Sales best practice stipulates that the PIP should be a plan that both the salesperson and sales manager believe is realistic. I've seen way too many PIP's that cannot possibly be realized by the salesperson. In these cases, I really do believe that the PIP is used as a means of documentation prior to termination. Let's face it. If your under-performing, you have little pipeline and/or few activities, there's little chance you'll suddenly be able to do something like 25 calls a day, 3 appointments a week, 3 new proposals and $250k in sales. These are the metrics that sales reps should have had months before so they could have worked towards these objectives.
Here's my Sales Management strategy in dealing with an under-performing sales rep:
- Upon hiring, set clear expectations (in detail) as to what sales success looks like at your company. I'm not just talking about how much sales bookings they need, I'm referring to the activities that lead to those bookings. Make sure you're both on the same wavelength.
- Give adequate time for the rep to pave his/her way. Your way isn't the only way to see success. This freedom supports creativity and gets the rep into a rhythm. Impose requirements too soon and you'll be left with nothing but a relationship based on micro-management (which no rep enjoys).
- Sales performance can only be really understood in weekly 1-on-1s with your reps. What's that you say? You don't hold weekly 1-on-1 to review pipeline and activity? Shame on you. Shape up and do your job. In these meetings, you'll clearly see trends both subjectively and objectively of their performance.
- When it's clear that the rep is performing, tell them so right then and there in the meeting. Maybe expectations need to be reset. Tell them that they must improve and be specific as to what you expect. Follow-up with an email summarizing your meeting.
- If performance fails to appear, set a "come-to-Jesus" meeting with them. This is formal meeting where you'll tell the rep that things aren't going well.
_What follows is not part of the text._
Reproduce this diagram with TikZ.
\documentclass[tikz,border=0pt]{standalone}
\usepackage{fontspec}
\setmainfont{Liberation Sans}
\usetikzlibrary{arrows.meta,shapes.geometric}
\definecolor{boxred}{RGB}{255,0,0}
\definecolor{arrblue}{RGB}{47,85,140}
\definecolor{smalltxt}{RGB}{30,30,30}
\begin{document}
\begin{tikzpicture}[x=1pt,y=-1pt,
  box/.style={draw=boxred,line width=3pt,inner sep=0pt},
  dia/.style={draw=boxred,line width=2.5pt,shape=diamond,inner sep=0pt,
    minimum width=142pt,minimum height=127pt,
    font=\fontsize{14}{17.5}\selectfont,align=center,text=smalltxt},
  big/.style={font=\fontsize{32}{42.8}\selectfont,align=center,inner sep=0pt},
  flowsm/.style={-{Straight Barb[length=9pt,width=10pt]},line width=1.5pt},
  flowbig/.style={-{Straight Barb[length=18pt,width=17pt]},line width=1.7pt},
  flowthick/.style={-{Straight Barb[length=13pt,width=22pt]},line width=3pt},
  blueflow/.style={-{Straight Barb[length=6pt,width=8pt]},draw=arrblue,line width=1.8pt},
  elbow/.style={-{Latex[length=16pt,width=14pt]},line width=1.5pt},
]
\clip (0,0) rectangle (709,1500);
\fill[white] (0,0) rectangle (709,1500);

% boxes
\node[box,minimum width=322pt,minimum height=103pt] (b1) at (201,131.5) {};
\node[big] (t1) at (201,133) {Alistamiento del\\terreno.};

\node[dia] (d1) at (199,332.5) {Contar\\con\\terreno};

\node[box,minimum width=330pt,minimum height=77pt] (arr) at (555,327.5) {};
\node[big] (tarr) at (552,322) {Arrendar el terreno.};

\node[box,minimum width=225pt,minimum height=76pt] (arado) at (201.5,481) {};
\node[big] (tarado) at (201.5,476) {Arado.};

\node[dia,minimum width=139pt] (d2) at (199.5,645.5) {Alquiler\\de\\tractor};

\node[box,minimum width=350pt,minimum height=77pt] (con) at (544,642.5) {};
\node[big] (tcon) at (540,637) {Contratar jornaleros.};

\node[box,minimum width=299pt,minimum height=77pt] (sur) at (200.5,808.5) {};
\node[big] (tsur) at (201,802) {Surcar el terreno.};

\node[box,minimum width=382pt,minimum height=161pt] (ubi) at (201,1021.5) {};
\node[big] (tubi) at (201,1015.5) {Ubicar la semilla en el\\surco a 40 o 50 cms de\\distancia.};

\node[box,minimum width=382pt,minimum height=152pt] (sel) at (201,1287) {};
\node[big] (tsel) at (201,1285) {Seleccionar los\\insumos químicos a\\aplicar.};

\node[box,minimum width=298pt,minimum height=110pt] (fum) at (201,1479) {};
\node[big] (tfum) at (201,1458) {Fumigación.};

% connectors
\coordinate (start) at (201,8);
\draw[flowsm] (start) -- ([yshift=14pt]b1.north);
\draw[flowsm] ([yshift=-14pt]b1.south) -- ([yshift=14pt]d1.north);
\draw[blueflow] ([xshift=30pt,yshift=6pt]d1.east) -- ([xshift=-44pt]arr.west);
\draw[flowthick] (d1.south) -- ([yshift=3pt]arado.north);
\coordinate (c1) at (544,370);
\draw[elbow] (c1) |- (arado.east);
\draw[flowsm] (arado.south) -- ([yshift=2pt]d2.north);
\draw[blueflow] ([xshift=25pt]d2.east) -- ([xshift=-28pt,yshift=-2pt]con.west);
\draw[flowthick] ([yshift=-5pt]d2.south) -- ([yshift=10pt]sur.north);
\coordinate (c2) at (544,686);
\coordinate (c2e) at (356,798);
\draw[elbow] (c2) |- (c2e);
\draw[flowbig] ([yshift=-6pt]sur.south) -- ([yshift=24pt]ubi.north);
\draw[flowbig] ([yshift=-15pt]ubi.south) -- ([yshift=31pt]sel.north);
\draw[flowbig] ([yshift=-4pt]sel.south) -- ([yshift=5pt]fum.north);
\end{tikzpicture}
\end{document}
Tell them what they need to do to improve and this is the first place where I ask them flat out, "Are you happy here? and Do you want to Stay?" This gives them a way out if they want one.
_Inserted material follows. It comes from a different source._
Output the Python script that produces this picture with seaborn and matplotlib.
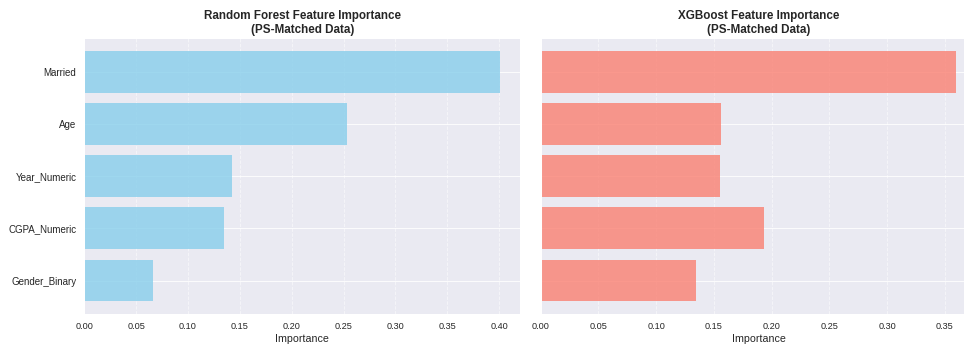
import matplotlib
matplotlib.use("Agg")
import matplotlib.pyplot as plt
import seaborn as sns
import pandas as pd

features = ["Married", "Age", "Year_Numeric", "CGPA_Numeric", "Gender_Binary"]
rf_importance = [0.4003, 0.2537, 0.1424, 0.1347, 0.0665]
xgb_importance = [0.3596, 0.1564, 0.1552, 0.1936, 0.1342]

titles = [
    "Random Forest Feature Importance\n(PS-Matched Data)",
    "XGBoost Feature Importance\n(PS-Matched Data)",
]
colors = ["skyblue", "salmon"]

sns.set_theme(style="darkgrid")
plt.rcParams["font.family"] = ["Liberation Sans", "DejaVu Sans"]

dpi = 60
W, H = 965, 347
fig = plt.figure(figsize=(W / dpi, H / dpi), dpi=dpi)

# axes boxes in pixel units: left, bottom, width, height
ax_w, ax_h = 436.0, 275.7
bottom_px = H - 314.0
boxes = [(84.3, bottom_px, ax_w, ax_h), (540.7, bottom_px, ax_w, ax_h)]

for i, (vals, title, color) in enumerate(zip([rf_importance, xgb_importance], titles, colors)):
    l, b, w, h = boxes[i]
    ax = fig.add_axes([l / W, b / H, w / W, h / H])
    df = pd.DataFrame({"Feature": features, "Importance": vals})
    sns.barplot(data=df, x="Importance", y="Feature", orient="h", color=color,
                saturation=1, alpha=0.8, width=0.8, linewidth=0, ax=ax)
    n = len(features)
    ax.set_ylim(n - 1 + 0.4 + 0.24, -0.4 - 0.24)
    ax.set_xlim(0, max(vals) * 1.05)
    ax.yaxis.grid(True)
    ax.grid(axis="x", alpha=0.55, linestyle="--", linewidth=1.1)
    ax.set_ylabel("")
    ax.set_xlabel("Importance", fontsize=12.8)
    ax.set_title(title, fontsize=14, fontweight="bold")
    ax.tick_params(axis="x", labelsize=11)
    ax.tick_params(axis="y", labelsize=11.7)
    if i == 1:
        ax.tick_params(axis="y", labelleft=False)

fig.savefig("out.png", dpi=dpi)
- If these methods don't work, it's time for a PIP. You've already told them what you expect and this is what should be in a PIP, a realistic plan to get them back in the action.
- When you put them on a plan, they need to sign it and it needs to have strong language that if they fail to meet the metrics in the plan, it could mean a termiatnion.
Done right, PIP is a tool that can be a tell-tale sign of an impending termination OR a way to dig yourself out of the hole and come up clean.